Chip D.
Yelp
I don't know of a better Middle Eastern market than Fattal's. It has one real competitor--one peer--Nouri's, just down the street. The two stores are the pillars of the South Paterson business community. They led the revitalization of the whole district, which is really booming today. Both started very small, as first-rate bakeries; both have grown, over the years, into large, first-rate full-service Middle Eastern markets. Between the two stores, you can find anything you might want in terms of Middle Eastern baked goods, foods, spices, meats, even jewelry.
Fattal's got its start in 1968, Nouri's a decade later. I love both stores very much, and will review Nouri's another day. Members of my family have been supportive, enthusiastic customers of both stores from the very beginning. Today I want to focus on Fattal's--a wonderful, family-run store (now in its third-generation as a family business, I believe).
Fattal's has undergone a major expansion and renovation in the past year. It's now a large store with a bright, open, airy, modern feel. Curved counters in the pastry department and the meat department contribute an appealingly flowing feel to the store. It is clean. The staff is helpful and friendly. I pop into Fattal's often.
Fattal's bread is really terrific. I usually buy their basic Syrian bread, sometimes their extra-thick loaves, and from time to time try all of their different varieties (whole wheat, multi-grain, poppy-and-onion, etc.) Whatever I buy, I know it will be flavorful and fresh.
Let me take you back to the beginning, because my Mom discovered Michael Fattal and his terrific bread right at the start, in 1968. My mom had the kind of personality where she would talk to everyone she met; she wanted to know their stories. (I'm more reserved.) Michael Fattal--looking weary but happy--was a one-man operation at the start, selling bread he'd just made. And if you got to his little store late in the day and he'd sold all the bread he'd made that day, you were out-of-luck. But our family just loved his bread. My Mom would say it tasted like the bread her Mother had made. And we were even more thrilled when he began baking pastries as well. No one made better baklava. And he would tell my Mom his story, how he'd arrived from Syria with no money, had taken any work he could find, just to survive (working in a shoe factory, if I remember correctly) and baking in his spare time. He told my Mom he was from Aleppo. My Mom said, "That's where my parents were from; we must be related."

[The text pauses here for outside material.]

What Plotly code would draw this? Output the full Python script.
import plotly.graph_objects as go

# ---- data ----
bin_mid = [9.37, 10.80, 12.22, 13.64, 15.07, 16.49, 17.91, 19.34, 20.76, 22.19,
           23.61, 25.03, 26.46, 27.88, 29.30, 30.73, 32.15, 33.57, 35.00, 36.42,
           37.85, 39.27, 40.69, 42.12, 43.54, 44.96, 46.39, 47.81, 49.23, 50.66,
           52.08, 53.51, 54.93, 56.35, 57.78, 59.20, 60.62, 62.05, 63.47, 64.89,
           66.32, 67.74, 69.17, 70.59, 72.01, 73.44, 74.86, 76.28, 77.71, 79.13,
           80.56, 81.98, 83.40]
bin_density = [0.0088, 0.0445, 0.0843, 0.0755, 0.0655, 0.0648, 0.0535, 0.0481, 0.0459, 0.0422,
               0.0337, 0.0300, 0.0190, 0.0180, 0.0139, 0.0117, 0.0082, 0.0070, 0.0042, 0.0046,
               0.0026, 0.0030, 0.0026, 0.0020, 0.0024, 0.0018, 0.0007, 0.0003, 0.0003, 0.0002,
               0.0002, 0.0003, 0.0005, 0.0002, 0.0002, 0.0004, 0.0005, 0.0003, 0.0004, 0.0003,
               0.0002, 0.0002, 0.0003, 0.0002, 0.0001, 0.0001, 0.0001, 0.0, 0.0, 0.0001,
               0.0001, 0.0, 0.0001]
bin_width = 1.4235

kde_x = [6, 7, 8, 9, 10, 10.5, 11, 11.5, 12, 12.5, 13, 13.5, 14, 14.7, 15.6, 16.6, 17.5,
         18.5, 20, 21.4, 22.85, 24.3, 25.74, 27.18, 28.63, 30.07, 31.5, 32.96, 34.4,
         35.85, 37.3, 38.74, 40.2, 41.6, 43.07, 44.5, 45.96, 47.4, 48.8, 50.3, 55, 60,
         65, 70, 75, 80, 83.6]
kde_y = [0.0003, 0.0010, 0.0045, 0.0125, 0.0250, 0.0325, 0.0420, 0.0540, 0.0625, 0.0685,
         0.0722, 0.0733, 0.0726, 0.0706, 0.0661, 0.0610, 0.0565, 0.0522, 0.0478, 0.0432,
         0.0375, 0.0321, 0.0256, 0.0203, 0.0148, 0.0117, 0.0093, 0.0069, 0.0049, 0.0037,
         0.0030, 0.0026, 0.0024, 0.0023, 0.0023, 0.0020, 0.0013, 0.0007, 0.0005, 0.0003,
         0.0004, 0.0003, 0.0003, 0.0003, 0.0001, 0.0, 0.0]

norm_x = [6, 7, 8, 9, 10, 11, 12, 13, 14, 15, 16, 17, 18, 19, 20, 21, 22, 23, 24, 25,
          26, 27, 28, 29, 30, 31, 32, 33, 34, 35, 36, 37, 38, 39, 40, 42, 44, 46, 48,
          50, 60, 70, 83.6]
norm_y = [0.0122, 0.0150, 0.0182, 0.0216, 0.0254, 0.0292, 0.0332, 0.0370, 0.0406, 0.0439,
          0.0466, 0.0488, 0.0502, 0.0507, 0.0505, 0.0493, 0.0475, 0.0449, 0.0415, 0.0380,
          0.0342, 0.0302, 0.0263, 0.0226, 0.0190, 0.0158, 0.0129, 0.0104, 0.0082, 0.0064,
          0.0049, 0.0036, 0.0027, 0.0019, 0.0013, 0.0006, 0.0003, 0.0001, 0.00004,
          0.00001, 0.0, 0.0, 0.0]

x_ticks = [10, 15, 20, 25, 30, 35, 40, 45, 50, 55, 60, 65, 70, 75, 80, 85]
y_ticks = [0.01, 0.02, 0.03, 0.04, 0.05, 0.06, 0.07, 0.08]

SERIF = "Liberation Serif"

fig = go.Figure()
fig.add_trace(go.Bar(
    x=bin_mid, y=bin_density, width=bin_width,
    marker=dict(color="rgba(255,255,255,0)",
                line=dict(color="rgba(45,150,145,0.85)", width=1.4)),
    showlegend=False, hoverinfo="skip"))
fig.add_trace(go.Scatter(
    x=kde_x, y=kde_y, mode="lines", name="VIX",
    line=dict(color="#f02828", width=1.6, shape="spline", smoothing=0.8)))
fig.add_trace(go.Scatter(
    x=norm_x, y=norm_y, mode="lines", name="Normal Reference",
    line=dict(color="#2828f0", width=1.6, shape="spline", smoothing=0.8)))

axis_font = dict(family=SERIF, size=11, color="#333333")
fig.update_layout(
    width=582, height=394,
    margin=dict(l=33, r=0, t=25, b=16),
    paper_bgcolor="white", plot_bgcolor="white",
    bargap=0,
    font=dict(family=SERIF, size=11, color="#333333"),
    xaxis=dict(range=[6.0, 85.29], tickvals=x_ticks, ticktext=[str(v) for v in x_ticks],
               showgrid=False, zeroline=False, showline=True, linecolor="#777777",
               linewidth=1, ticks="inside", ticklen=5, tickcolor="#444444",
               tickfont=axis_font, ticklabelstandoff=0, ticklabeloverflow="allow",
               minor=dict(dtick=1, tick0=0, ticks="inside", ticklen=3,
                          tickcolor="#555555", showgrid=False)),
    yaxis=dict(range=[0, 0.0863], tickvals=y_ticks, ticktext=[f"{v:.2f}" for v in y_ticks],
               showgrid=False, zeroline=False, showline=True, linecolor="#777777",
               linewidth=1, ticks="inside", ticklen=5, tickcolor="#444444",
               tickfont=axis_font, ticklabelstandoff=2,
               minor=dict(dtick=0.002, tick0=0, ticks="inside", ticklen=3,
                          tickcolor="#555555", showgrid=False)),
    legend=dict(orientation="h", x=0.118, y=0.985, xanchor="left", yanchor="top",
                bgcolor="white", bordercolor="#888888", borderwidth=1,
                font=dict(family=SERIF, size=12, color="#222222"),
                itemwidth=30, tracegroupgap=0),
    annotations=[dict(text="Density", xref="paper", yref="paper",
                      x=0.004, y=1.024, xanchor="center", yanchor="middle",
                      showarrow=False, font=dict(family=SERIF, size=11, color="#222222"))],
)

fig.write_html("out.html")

One time my Mom bought all of the baklava he had made, put it into a cardboard box, and mailed it to my older brother, who was away at college back then in the late 1960s. The box got damaged in the mail, and the baklava was ruined. When we tried to buy more baklava, Michael Fattal was genuinely distraught, saying: "You mailed the baklava I made? You let it get ruined in the mail? I don't have any more baklava to sell. I don't know when I'll have more. Do you have any idea how long it takes me to make that baklava?" And he told my Mom, in Arabic, just how long it took to make such good baklava. And boy! He did not leave out a step. My Mom left the shop crestfallen, telling my sister and me, "He has the soul of an artist. He works harder than you can ever imagine, getting very little sleep, to bake such fine baklava. No one works harder than that man. I think he raised the bees to make the honey he used in that baklava. I'm not sure if he'll ever sell us baklava again, since we let that big batch get ruined in the mail." But the next time we went to see him, Michael Fattal had come up with a solution. He'd somehow found a large metal cannister--the kind that movie theaters used to store motion-picture film--which he said would protect his baklava if we ever wanted to mail more to my older brother. Which we did. And we became fans of Michael Fattal and his store for life. We watched the store grow bigger and bigger over the years, without ever losing quality.

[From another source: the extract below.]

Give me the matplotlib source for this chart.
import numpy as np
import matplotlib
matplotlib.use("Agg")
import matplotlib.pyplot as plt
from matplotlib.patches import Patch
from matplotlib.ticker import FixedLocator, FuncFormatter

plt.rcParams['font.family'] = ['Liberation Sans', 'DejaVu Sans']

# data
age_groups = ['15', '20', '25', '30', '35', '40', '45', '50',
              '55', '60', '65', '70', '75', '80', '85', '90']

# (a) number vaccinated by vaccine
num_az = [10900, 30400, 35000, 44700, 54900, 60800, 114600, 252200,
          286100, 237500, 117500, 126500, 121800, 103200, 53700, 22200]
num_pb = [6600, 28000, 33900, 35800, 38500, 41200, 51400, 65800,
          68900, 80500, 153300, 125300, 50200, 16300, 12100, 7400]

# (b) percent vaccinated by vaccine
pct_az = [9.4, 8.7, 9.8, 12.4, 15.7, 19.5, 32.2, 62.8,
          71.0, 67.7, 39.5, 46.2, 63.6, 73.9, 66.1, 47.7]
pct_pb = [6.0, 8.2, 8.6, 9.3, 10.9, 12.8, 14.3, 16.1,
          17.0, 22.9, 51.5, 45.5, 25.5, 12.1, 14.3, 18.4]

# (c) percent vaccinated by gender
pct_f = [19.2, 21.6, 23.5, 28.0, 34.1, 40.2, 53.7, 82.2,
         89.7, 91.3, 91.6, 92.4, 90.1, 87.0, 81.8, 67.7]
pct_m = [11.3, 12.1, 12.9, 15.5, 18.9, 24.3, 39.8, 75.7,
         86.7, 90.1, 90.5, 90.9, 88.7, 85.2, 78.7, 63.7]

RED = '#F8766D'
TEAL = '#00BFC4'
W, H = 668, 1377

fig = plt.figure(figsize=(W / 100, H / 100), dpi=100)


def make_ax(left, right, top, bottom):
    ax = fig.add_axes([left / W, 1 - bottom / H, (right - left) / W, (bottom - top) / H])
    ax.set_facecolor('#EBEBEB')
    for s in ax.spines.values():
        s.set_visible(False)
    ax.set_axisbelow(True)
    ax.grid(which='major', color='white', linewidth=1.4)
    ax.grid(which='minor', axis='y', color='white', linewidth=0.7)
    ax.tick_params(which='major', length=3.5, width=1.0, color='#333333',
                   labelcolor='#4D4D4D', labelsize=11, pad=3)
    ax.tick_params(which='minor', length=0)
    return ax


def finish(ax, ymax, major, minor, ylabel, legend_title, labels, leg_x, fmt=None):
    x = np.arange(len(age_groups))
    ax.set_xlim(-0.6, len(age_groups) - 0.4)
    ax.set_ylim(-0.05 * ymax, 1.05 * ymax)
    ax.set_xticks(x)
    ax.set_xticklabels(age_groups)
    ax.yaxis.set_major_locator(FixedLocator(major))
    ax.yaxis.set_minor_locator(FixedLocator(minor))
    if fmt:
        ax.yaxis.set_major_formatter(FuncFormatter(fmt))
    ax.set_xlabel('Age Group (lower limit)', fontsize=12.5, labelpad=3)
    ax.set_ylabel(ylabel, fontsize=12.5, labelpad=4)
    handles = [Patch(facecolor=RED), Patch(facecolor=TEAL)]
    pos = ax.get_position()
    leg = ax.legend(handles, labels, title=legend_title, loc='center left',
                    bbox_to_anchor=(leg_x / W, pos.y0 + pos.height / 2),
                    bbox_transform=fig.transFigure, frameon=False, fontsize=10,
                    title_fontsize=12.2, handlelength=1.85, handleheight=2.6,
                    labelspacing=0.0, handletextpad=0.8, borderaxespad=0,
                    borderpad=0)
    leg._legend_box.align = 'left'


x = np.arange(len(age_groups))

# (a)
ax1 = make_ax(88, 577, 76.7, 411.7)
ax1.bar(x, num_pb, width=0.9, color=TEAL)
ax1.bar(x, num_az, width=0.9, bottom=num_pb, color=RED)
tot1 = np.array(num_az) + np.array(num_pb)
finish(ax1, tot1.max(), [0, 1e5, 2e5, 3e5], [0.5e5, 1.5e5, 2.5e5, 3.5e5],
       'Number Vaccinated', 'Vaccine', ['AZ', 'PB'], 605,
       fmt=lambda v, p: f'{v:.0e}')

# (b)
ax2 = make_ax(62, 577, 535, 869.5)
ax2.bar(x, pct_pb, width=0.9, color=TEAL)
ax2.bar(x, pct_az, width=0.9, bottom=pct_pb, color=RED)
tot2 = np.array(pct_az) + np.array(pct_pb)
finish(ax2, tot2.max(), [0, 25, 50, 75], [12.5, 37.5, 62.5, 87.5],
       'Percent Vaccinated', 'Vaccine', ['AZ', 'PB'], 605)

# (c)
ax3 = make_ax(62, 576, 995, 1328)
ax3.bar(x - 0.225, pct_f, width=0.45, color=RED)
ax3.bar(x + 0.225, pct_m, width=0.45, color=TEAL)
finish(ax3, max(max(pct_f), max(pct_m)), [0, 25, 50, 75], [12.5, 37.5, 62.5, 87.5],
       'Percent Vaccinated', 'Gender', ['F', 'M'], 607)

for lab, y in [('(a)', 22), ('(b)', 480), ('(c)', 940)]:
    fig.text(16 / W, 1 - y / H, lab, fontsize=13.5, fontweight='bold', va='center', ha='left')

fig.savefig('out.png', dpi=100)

I like Fattal's freshly cooked stuffed cabbage, kibbe, tabouli, as well. (I make all of those things myself, but sometimes I don't feel like cooking, and I like the way they make such things.)
I've only had good experiences at Fattal's and I've been a lifelong customer. (So many years now!) The closest thing to a "bad experience" I ever had was that, for a while, there was a small stray kitten living in the parking lot, which I almost ran over. (And I sure didn't want to have a dead kitten on my conscience.) But even that story had a happy ending, One of Fattal's good workers, Mohammad Ata (aided by his sister Layaly) managed to catch the stray kitten--which isn't easy--and find a proper home for it. And that made me smile.
A friend from overseas, who recently stayed for a good long visit with me, said his favorite place in all of Paterson was Fattal's Bakery. I like the store a lot!